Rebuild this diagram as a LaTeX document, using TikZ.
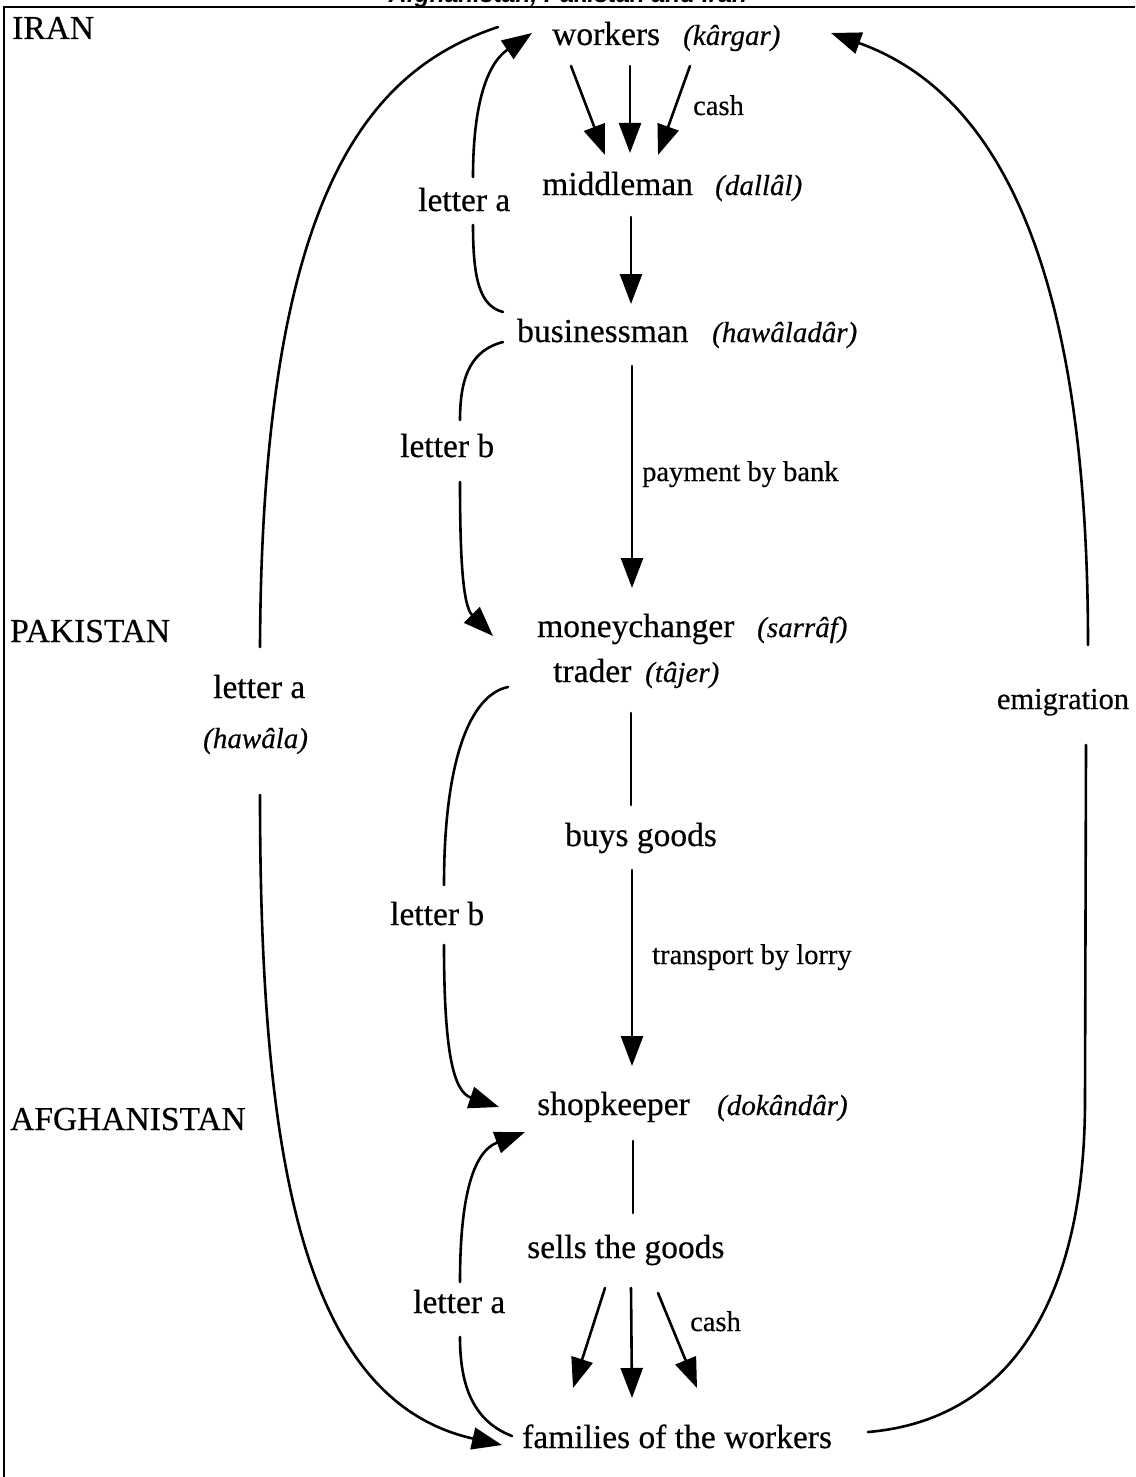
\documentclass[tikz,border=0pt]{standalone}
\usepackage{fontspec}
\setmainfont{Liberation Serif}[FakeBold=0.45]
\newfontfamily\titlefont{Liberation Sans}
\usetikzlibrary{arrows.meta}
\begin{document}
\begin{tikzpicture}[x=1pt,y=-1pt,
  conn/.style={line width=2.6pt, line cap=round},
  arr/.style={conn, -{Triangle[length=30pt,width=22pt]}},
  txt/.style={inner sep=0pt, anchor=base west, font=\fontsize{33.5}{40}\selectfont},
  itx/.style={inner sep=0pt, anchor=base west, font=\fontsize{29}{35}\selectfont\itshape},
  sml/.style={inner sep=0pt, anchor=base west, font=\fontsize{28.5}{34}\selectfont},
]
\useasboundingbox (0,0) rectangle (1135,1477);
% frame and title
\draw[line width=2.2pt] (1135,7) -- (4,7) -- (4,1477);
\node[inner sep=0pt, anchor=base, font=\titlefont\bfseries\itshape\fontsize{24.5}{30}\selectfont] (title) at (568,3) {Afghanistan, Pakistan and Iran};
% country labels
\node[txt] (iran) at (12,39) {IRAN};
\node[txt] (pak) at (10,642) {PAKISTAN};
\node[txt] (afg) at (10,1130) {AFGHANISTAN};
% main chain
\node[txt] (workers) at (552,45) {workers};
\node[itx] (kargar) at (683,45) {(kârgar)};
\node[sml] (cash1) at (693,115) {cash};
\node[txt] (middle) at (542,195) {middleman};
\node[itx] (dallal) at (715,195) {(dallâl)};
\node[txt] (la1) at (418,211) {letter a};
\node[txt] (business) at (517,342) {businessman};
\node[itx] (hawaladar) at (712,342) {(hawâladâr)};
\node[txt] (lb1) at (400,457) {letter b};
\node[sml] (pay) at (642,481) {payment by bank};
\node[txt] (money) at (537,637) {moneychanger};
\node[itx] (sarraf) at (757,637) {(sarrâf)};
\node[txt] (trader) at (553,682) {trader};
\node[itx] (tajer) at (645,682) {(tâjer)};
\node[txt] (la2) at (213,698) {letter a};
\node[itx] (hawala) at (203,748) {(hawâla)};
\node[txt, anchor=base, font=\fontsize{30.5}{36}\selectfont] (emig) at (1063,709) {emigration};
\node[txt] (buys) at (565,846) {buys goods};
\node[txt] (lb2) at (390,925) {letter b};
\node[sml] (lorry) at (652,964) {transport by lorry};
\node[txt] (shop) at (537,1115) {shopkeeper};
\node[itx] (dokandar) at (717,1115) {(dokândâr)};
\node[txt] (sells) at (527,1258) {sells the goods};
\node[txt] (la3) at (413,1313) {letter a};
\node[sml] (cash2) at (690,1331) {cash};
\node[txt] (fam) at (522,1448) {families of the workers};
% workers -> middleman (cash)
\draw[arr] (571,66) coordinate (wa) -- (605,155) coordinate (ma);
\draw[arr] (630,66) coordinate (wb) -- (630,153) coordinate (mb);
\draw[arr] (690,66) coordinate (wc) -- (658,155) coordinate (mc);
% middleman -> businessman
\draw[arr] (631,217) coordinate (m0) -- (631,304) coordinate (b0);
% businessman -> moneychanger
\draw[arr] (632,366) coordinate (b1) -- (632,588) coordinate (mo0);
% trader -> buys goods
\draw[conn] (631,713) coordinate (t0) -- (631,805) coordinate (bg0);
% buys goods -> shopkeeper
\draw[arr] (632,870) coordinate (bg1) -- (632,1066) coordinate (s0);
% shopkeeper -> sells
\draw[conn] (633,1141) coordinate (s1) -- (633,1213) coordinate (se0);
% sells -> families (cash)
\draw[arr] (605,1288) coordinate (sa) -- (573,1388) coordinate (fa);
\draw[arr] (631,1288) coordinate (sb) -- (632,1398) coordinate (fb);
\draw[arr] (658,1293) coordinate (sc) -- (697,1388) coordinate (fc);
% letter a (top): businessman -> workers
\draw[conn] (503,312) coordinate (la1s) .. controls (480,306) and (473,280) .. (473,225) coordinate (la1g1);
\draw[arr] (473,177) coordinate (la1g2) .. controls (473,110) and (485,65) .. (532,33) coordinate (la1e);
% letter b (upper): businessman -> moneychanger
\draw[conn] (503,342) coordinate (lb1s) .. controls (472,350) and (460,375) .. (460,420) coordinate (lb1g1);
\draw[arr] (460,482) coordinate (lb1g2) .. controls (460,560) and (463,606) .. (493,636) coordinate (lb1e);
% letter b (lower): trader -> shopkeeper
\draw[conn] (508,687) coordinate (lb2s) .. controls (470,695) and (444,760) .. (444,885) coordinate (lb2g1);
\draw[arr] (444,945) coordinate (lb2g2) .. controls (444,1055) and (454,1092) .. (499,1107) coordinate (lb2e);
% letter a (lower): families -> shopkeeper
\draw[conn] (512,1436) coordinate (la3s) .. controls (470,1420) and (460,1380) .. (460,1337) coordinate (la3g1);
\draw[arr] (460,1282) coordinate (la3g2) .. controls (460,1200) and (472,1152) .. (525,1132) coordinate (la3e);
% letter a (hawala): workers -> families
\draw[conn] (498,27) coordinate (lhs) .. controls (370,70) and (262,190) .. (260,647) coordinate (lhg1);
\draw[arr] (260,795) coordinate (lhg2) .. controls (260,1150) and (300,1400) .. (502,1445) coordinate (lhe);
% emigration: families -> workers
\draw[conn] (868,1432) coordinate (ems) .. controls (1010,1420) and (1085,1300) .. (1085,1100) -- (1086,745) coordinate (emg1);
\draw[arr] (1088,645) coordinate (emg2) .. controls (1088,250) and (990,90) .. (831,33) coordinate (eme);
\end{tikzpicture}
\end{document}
===
- **WHAT THIS TASK INVOLVES**
Repeat the data above exactly, but not the pictures.

- **SOLUTION TO THIS EXERCISE**
Rebuild this diagram as a LaTeX document, using TikZ.
\documentclass[tikz,border=0pt]{standalone}
\usepackage{fontspec}
\setmainfont{Liberation Serif}[FakeBold=0.45]
\newfontfamily\titlefont{Liberation Sans}
\usetikzlibrary{arrows.meta}
\begin{document}
\begin{tikzpicture}[x=1pt,y=-1pt,
  conn/.style={line width=2.6pt, line cap=round},
  arr/.style={conn, -{Triangle[length=30pt,width=22pt]}},
  txt/.style={inner sep=0pt, anchor=base west, font=\fontsize{33.5}{40}\selectfont},
  itx/.style={inner sep=0pt, anchor=base west, font=\fontsize{29}{35}\selectfont\itshape},
  sml/.style={inner sep=0pt, anchor=base west, font=\fontsize{28.5}{34}\selectfont},
]
\useasboundingbox (0,0) rectangle (1135,1477);
% frame and title
\draw[line width=2.2pt] (1135,7) -- (4,7) -- (4,1477);
\node[inner sep=0pt, anchor=base, font=\titlefont\bfseries\itshape\fontsize{24.5}{30}\selectfont] (title) at (568,3) {Afghanistan, Pakistan and Iran};
% country labels
\node[txt] (iran) at (12,39) {IRAN};
\node[txt] (pak) at (10,642) {PAKISTAN};
\node[txt] (afg) at (10,1130) {AFGHANISTAN};
% main chain
\node[txt] (workers) at (552,45) {workers};
\node[itx] (kargar) at (683,45) {(kârgar)};
\node[sml] (cash1) at (693,115) {cash};
\node[txt] (middle) at (542,195) {middleman};
\node[itx] (dallal) at (715,195) {(dallâl)};
\node[txt] (la1) at (418,211) {letter a};
\node[txt] (business) at (517,342) {businessman};
\node[itx] (hawaladar) at (712,342) {(hawâladâr)};
\node[txt] (lb1) at (400,457) {letter b};
\node[sml] (pay) at (642,481) {payment by bank};
\node[txt] (money) at (537,637) {moneychanger};
\node[itx] (sarraf) at (757,637) {(sarrâf)};
\node[txt] (trader) at (553,682) {trader};
\node[itx] (tajer) at (645,682) {(tâjer)};
\node[txt] (la2) at (213,698) {letter a};
\node[itx] (hawala) at (203,748) {(hawâla)};
\node[txt, anchor=base, font=\fontsize{30.5}{36}\selectfont] (emig) at (1063,709) {emigration};
\node[txt] (buys) at (565,846) {buys goods};
\node[txt] (lb2) at (390,925) {letter b};
\node[sml] (lorry) at (652,964) {transport by lorry};
\node[txt] (shop) at (537,1115) {shopkeeper};
\node[itx] (dokandar) at (717,1115) {(dokândâr)};
\node[txt] (sells) at (527,1258) {sells the goods};
\node[txt] (la3) at (413,1313) {letter a};
\node[sml] (cash2) at (690,1331) {cash};
\node[txt] (fam) at (522,1448) {families of the workers};
% workers -> middleman (cash)
\draw[arr] (571,66) coordinate (wa) -- (605,155) coordinate (ma);
\draw[arr] (630,66) coordinate (wb) -- (630,153) coordinate (mb);
\draw[arr] (690,66) coordinate (wc) -- (658,155) coordinate (mc);
% middleman -> businessman
\draw[arr] (631,217) coordinate (m0) -- (631,304) coordinate (b0);
% businessman -> moneychanger
\draw[arr] (632,366) coordinate (b1) -- (632,588) coordinate (mo0);
% trader -> buys goods
\draw[conn] (631,713) coordinate (t0) -- (631,805) coordinate (bg0);
% buys goods -> shopkeeper
\draw[arr] (632,870) coordinate (bg1) -- (632,1066) coordinate (s0);
% shopkeeper -> sells
\draw[conn] (633,1141) coordinate (s1) -- (633,1213) coordinate (se0);
% sells -> families (cash)
\draw[arr] (605,1288) coordinate (sa) -- (573,1388) coordinate (fa);
\draw[arr] (631,1288) coordinate (sb) -- (632,1398) coordinate (fb);
\draw[arr] (658,1293) coordinate (sc) -- (697,1388) coordinate (fc);
% letter a (top): businessman -> workers
\draw[conn] (503,312) coordinate (la1s) .. controls (480,306) and (473,280) .. (473,225) coordinate (la1g1);
\draw[arr] (473,177) coordinate (la1g2) .. controls (473,110) and (485,65) .. (532,33) coordinate (la1e);
% letter b (upper): businessman -> moneychanger
\draw[conn] (503,342) coordinate (lb1s) .. controls (472,350) and (460,375) .. (460,420) coordinate (lb1g1);
\draw[arr] (460,482) coordinate (lb1g2) .. controls (460,560) and (463,606) .. (493,636) coordinate (lb1e);
% letter b (lower): trader -> shopkeeper
\draw[conn] (508,687) coordinate (lb2s) .. controls (470,695) and (444,760) .. (444,885) coordinate (lb2g1);
\draw[arr] (444,945) coordinate (lb2g2) .. controls (444,1055) and (454,1092) .. (499,1107) coordinate (lb2e);
% letter a (lower): families -> shopkeeper
\draw[conn] (512,1436) coordinate (la3s) .. controls (470,1420) and (460,1380) .. (460,1337) coordinate (la3g1);
\draw[arr] (460,1282) coordinate (la3g2) .. controls (460,1200) and (472,1152) .. (525,1132) coordinate (la3e);
% letter a (hawala): workers -> families
\draw[conn] (498,27) coordinate (lhs) .. controls (370,70) and (262,190) .. (260,647) coordinate (lhg1);
\draw[arr] (260,795) coordinate (lhg2) .. controls (260,1150) and (300,1400) .. (502,1445) coordinate (lhe);
% emigration: families -> workers
\draw[conn] (868,1432) coordinate (ems) .. controls (1010,1420) and (1085,1300) .. (1085,1100) -- (1086,745) coordinate (emg1);
\draw[arr] (1088,645) coordinate (emg2) .. controls (1088,250) and (990,90) .. (831,33) coordinate (eme);
\end{tikzpicture}
\end{document}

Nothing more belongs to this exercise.